___ INPUT FOR THIS TASK

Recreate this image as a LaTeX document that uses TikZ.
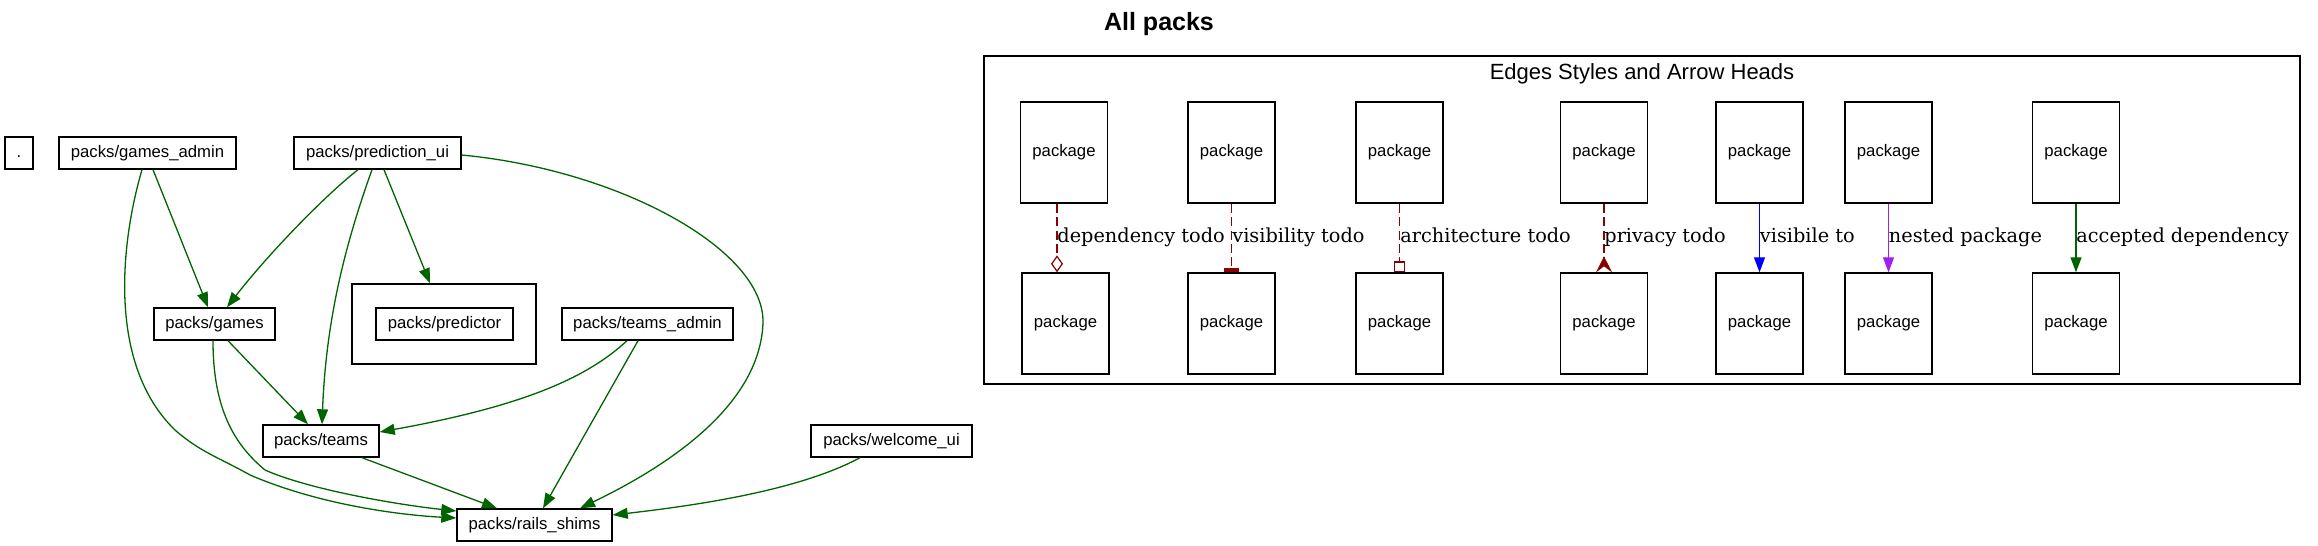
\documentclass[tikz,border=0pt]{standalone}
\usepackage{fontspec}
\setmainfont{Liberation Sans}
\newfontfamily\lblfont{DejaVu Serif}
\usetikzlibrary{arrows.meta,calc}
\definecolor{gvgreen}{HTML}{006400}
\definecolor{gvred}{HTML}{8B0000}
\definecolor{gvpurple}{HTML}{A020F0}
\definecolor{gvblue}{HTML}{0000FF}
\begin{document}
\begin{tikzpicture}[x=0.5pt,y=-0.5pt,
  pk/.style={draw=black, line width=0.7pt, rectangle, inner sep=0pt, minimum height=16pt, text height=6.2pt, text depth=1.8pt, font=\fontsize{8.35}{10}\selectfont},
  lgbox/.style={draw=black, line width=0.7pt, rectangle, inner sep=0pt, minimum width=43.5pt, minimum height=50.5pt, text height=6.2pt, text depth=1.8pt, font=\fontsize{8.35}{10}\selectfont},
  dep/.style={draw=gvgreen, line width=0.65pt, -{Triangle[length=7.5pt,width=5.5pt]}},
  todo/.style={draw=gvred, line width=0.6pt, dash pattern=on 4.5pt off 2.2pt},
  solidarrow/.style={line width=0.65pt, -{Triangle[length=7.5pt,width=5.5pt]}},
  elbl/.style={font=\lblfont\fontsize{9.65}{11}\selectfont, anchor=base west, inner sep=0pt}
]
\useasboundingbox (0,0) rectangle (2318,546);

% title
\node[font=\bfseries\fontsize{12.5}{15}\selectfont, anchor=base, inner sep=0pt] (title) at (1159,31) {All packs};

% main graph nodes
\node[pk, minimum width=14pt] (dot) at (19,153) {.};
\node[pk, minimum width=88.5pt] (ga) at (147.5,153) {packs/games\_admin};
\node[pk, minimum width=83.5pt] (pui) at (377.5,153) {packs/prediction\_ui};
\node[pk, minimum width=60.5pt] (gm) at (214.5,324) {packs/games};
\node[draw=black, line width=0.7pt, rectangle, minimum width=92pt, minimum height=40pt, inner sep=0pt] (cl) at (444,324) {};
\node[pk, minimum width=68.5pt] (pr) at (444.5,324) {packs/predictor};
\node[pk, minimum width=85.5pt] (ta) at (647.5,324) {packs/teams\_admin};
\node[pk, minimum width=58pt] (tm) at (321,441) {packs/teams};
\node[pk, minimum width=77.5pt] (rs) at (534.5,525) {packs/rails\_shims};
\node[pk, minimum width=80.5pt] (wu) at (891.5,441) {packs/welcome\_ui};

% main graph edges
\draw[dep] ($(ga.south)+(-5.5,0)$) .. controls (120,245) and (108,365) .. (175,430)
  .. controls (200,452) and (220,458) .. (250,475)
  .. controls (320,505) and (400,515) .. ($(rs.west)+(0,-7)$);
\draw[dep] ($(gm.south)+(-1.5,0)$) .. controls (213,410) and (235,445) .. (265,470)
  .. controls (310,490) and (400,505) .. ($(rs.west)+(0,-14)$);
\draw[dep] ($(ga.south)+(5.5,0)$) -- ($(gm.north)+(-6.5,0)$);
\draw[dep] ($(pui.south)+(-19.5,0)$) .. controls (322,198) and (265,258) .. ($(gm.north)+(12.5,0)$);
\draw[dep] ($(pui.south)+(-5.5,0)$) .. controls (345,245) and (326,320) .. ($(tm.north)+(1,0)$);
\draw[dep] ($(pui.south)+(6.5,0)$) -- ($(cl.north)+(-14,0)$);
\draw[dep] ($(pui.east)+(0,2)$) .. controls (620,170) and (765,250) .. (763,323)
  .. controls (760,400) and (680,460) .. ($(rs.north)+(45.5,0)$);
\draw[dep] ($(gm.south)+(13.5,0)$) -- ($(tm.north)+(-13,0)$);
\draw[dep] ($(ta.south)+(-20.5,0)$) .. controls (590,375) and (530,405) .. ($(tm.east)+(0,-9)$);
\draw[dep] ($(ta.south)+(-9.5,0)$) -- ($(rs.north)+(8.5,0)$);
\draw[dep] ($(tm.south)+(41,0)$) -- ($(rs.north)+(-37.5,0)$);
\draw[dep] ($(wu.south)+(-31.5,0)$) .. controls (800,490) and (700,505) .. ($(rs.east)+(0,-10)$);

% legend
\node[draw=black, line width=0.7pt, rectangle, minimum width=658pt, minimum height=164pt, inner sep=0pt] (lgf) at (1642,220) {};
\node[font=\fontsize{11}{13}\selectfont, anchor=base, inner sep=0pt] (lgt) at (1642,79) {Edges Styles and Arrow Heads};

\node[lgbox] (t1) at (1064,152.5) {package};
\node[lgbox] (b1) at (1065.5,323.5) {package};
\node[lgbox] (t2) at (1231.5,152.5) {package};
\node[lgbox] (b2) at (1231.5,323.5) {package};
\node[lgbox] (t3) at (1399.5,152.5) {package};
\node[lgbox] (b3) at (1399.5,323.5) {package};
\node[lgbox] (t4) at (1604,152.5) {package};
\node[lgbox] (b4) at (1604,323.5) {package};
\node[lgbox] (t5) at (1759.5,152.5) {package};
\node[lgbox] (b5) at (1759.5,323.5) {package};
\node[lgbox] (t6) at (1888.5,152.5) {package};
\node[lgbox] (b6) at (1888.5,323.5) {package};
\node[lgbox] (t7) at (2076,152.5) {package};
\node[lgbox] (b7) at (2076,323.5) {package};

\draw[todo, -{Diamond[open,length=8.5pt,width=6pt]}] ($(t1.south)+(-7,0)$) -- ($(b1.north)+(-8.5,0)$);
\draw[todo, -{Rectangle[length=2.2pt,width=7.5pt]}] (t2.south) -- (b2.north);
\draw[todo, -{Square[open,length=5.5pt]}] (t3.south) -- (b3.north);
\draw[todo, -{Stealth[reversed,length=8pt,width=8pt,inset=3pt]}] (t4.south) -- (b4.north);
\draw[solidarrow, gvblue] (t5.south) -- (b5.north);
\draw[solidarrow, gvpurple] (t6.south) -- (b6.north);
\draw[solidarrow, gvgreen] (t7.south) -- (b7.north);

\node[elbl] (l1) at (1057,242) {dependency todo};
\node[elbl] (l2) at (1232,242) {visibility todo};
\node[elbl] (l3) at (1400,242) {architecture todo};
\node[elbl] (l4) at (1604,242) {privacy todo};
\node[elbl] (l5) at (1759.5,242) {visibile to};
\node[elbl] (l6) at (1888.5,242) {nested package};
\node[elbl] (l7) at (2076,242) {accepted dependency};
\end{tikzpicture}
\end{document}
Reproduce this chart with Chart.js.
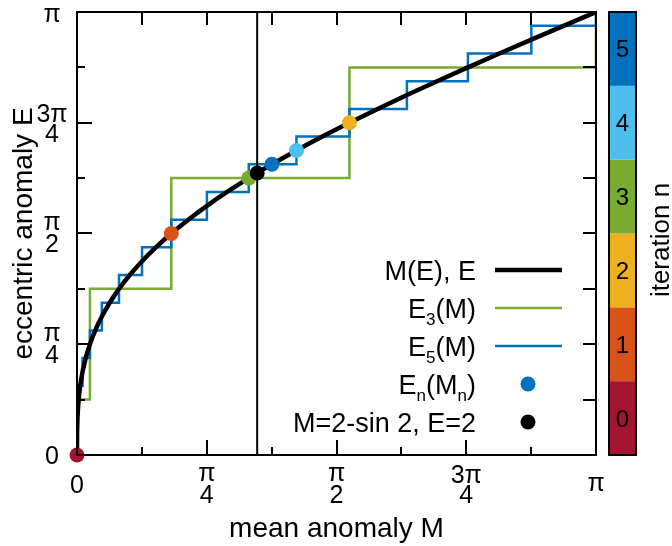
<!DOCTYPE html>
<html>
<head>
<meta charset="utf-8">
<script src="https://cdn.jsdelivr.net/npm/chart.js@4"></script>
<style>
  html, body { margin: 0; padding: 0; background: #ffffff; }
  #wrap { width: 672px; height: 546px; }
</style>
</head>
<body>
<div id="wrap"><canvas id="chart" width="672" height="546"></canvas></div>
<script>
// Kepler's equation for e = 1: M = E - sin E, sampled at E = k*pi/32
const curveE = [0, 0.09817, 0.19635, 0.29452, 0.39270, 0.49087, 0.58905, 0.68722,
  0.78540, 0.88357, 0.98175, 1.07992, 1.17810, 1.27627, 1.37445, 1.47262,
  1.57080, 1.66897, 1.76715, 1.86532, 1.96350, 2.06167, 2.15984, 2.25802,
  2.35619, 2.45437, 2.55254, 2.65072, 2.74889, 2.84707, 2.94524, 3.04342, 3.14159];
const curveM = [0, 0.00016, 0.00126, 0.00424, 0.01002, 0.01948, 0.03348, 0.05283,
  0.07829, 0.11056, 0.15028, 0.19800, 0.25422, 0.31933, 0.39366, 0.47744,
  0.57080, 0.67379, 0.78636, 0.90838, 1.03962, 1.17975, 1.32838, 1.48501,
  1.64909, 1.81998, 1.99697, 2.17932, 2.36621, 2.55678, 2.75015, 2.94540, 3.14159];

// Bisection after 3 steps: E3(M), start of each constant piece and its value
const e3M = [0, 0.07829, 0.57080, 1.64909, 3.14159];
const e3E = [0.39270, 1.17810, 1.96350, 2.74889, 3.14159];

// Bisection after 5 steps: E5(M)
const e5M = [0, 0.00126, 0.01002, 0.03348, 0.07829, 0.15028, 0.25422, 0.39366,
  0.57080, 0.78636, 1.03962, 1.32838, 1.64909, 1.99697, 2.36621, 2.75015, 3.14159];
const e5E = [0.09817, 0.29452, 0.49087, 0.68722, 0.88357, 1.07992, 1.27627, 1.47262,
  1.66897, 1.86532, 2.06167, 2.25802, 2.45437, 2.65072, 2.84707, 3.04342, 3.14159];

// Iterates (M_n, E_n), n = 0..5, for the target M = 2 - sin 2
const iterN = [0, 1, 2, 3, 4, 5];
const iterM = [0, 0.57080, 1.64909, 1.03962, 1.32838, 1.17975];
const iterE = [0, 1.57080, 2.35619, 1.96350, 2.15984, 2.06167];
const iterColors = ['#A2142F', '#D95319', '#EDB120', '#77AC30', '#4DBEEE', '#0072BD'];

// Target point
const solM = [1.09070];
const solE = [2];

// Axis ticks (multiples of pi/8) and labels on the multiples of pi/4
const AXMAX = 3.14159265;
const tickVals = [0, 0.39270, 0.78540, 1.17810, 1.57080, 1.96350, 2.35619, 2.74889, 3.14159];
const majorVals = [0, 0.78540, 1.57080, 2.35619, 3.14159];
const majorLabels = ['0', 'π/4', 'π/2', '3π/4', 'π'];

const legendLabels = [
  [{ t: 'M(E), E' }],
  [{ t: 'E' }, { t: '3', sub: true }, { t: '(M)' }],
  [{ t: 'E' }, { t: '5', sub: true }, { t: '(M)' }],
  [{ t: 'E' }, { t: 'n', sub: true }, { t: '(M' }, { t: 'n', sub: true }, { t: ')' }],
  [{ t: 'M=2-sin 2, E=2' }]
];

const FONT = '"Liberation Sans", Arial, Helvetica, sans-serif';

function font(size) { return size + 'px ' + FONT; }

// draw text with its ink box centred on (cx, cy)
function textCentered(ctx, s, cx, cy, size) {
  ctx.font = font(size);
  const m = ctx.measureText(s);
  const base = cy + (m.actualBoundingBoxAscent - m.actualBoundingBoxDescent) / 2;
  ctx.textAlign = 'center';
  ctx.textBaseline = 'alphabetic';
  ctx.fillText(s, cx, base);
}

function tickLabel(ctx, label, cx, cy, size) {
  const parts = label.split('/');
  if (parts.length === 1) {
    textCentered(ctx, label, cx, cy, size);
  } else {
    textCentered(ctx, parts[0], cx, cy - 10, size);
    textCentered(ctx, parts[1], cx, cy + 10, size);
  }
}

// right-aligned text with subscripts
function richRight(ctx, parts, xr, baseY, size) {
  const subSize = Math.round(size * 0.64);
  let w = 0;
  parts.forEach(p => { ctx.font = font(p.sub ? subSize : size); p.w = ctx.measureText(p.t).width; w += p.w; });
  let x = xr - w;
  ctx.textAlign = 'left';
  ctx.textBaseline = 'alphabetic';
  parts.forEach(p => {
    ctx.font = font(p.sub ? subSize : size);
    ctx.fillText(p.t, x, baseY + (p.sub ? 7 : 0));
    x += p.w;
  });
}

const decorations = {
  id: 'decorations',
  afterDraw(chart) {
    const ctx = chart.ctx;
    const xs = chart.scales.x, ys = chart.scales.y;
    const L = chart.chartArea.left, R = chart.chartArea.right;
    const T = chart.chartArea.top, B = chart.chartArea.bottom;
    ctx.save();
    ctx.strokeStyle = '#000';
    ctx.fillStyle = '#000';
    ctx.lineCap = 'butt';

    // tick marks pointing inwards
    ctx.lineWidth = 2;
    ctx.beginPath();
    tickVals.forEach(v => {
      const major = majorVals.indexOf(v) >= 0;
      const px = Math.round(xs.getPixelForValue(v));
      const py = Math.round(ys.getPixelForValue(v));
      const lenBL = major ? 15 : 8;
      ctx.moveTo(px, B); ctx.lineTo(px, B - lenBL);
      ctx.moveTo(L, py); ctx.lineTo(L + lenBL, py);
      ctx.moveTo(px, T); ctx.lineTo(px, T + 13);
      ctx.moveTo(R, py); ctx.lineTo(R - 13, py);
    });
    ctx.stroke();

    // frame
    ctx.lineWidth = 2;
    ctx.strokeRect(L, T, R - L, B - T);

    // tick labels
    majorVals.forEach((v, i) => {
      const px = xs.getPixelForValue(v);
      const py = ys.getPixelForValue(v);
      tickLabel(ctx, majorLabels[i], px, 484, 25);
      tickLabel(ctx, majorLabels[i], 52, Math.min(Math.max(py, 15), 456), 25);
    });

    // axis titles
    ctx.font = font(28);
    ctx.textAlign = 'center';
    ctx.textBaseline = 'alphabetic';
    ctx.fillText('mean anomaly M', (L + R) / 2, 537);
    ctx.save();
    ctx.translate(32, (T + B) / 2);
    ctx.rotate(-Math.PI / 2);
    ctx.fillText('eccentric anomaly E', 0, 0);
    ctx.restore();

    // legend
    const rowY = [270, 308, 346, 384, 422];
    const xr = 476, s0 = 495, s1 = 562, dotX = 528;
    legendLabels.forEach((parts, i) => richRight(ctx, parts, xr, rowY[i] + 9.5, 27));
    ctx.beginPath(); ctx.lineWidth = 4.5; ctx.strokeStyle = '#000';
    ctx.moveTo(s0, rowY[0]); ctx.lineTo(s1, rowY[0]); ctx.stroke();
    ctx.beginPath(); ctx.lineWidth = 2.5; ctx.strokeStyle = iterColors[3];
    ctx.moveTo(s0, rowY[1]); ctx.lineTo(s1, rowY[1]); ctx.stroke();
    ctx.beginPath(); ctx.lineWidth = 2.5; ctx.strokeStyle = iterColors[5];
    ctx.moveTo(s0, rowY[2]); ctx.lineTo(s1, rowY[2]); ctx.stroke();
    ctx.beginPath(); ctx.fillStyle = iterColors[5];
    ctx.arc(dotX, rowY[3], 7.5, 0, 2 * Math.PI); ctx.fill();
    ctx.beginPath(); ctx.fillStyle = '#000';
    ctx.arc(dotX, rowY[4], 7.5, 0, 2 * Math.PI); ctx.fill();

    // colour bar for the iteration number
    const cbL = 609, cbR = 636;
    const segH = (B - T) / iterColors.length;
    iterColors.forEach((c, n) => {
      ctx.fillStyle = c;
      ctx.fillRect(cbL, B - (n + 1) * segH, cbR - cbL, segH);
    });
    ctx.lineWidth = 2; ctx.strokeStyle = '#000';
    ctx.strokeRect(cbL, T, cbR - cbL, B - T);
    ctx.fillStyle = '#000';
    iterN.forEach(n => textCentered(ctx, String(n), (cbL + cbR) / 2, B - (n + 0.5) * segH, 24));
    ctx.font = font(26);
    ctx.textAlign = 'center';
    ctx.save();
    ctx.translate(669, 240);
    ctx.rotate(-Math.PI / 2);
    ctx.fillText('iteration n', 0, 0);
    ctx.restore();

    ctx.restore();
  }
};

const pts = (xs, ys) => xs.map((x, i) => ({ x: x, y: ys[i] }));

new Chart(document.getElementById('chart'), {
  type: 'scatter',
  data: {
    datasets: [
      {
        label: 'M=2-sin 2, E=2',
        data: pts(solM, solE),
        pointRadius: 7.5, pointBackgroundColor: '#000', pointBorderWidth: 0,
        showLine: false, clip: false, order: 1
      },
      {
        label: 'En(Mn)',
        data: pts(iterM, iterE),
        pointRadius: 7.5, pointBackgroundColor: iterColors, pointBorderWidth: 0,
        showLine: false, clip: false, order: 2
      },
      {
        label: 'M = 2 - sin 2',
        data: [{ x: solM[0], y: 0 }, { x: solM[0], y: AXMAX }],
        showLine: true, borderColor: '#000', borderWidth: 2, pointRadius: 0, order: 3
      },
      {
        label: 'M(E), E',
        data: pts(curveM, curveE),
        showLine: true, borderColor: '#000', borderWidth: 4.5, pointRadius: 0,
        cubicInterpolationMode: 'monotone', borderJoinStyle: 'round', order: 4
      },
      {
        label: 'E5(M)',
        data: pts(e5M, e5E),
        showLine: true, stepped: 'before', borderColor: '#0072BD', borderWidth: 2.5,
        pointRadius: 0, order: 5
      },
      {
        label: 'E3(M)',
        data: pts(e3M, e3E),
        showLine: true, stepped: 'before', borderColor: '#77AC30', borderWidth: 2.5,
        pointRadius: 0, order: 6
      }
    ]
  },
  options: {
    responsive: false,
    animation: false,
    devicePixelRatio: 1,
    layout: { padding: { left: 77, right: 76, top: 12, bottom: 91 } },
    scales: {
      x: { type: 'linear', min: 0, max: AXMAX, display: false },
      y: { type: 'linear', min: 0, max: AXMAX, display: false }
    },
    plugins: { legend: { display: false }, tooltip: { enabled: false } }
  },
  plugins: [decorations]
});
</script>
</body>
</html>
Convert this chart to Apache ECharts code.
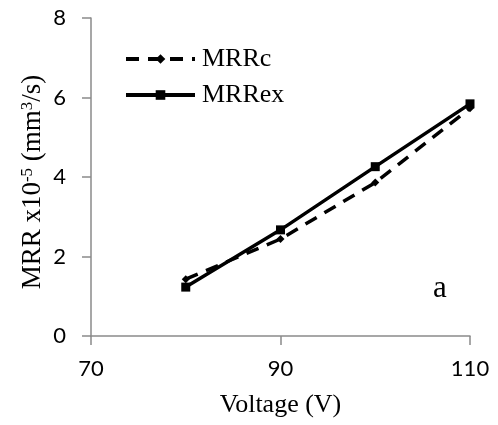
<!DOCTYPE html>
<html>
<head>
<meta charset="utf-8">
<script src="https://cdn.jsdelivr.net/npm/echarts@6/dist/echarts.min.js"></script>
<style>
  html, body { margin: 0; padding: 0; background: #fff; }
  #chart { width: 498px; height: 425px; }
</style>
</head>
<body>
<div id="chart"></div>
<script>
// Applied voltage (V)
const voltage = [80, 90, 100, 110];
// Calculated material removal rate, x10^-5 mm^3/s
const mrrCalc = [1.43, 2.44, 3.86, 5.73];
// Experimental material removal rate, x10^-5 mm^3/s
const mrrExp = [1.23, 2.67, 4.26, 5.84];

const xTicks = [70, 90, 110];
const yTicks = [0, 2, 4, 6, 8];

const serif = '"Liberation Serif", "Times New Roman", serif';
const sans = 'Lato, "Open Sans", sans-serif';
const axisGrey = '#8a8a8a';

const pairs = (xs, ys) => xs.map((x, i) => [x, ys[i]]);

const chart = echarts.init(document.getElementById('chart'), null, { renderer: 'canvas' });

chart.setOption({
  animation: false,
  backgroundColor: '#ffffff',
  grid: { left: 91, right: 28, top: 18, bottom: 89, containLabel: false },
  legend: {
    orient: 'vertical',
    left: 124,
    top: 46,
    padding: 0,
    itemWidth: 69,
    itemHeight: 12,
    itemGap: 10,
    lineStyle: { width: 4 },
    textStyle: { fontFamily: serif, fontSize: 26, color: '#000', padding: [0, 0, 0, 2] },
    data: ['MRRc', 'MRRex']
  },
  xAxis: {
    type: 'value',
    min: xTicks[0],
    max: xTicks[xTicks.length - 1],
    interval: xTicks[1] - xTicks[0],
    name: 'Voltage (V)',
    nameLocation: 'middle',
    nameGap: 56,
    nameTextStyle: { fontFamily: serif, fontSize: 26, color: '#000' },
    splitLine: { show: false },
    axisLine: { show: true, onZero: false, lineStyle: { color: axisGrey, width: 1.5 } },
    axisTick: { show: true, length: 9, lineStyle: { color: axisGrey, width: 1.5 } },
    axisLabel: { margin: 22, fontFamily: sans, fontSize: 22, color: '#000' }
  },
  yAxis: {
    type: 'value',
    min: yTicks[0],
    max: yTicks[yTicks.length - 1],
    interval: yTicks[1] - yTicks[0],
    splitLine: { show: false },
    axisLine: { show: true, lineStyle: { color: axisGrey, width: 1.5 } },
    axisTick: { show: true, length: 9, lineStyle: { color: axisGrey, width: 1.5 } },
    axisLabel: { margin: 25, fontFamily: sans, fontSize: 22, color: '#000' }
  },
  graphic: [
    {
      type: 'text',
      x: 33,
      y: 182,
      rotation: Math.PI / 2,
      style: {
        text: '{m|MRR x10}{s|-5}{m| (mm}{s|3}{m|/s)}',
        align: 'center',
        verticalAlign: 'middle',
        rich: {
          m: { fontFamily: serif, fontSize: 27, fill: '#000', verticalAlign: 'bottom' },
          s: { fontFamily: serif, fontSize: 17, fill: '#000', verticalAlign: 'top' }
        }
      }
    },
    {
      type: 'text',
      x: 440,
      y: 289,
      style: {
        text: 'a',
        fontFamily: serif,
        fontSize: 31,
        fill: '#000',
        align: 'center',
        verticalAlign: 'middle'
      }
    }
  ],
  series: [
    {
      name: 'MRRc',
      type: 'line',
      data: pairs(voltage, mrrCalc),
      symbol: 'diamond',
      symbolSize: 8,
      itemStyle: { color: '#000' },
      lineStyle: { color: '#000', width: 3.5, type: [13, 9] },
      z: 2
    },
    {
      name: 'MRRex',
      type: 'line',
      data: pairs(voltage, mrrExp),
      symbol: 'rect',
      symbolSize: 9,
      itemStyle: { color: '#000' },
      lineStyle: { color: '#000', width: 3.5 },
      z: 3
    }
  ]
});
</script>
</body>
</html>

______

* GOAL OF THE EXERCISE
The lines to reproduce run from the one above containing "Reproduce this chart with Chart.js." through the one containing "2.75015, 2.94540, 3.14159];". Copy them exactly and leave out all pictures.

* PROBLEM SOLUTION
Reproduce this chart with Chart.js.
<!DOCTYPE html>
<html>
<head>
<meta charset="utf-8">
<script src="https://cdn.jsdelivr.net/npm/chart.js@4"></script>
<style>
  html, body { margin: 0; padding: 0; background: #ffffff; }
  #wrap { width: 672px; height: 546px; }
</style>
</head>
<body>
<div id="wrap"><canvas id="chart" width="672" height="546"></canvas></div>
<script>
// Kepler's equation for e = 1: M = E - sin E, sampled at E = k*pi/32
const curveE = [0, 0.09817, 0.19635, 0.29452, 0.39270, 0.49087, 0.58905, 0.68722,
  0.78540, 0.88357, 0.98175, 1.07992, 1.17810, 1.27627, 1.37445, 1.47262,
  1.57080, 1.66897, 1.76715, 1.86532, 1.96350, 2.06167, 2.15984, 2.25802,
  2.35619, 2.45437, 2.55254, 2.65072, 2.74889, 2.84707, 2.94524, 3.04342, 3.14159];
const curveM = [0, 0.00016, 0.00126, 0.00424, 0.01002, 0.01948, 0.03348, 0.05283,
  0.07829, 0.11056, 0.15028, 0.19800, 0.25422, 0.31933, 0.39366, 0.47744,
  0.57080, 0.67379, 0.78636, 0.90838, 1.03962, 1.17975, 1.32838, 1.48501,
  1.64909, 1.81998, 1.99697, 2.17932, 2.36621, 2.55678, 2.75015, 2.94540, 3.14159];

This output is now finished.